Otherwise, if you find a solution I would love a PR.

Best

LamaAni commented 3 years ago

Also,

Could you try a more simple command and verify that the issue repeats. E.g.

...
kind: Pod
...
spec:
  containers:
    - ...
      command: |
        num=1
        while true; do
            echo sleep 10
            sleep 10 
            num=$((num +1))
            if [ num -eq 100 ]; then break; fi
        done

And just sleep for a very long time in your pod? Will that create the same error?

duferdev commented 3 years ago

Yes, for sure it will if the execution last longer than 15 min because AWS EKS security constrains.

Check: https://aws.github.io/aws-eks-best-practices/security/docs/iam/

The token has a time to live (TTL) of 15 minutes after which a new token will need to be generated. This is handled automatically when you use a client like kubectl, however, if you're using the Kubernetes dashboard, you will need to generate a new token and re-authenticate each time the token expires.

Right now, seems that the only way we can refresh those credentials is by reloading the whole config and creating a new client with it. Current open issue posted in the issue description explains why in detail.

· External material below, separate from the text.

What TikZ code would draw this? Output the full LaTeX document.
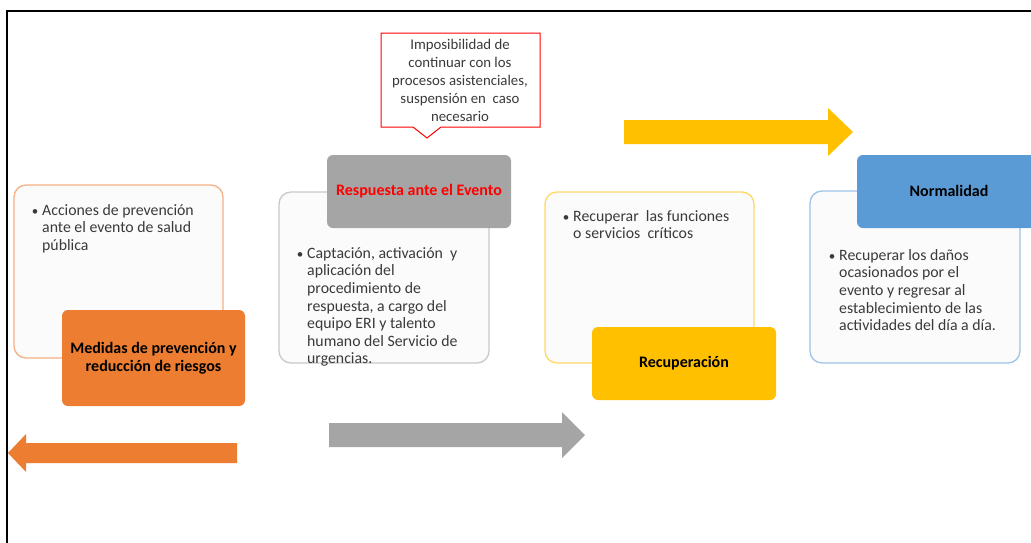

But again, this is something that happen in some corner cases where you are using k8s python client against AWS EKS cluster. If you want to reproduce this locally you will need to raise an k8s cluster that emulates AWS behaviour, expiring k8s api tokens in 15 min.

LamaAni commented 3 years ago

But that would not matter. We can recreate the client internally in the wrapper and download/update new creds. I just need to understand how that happens and how to catch it.

If you dont mind trying that with the sleep command I sent, that would produce an example that we can put in examples until I am available to solve the issue for good.

LamaAni commented 3 years ago

Would love a PR on that last one.

LamaAni commented 1 year ago

Hi still have not gotten time to fix this. Also I have no access to the AWS could as of now.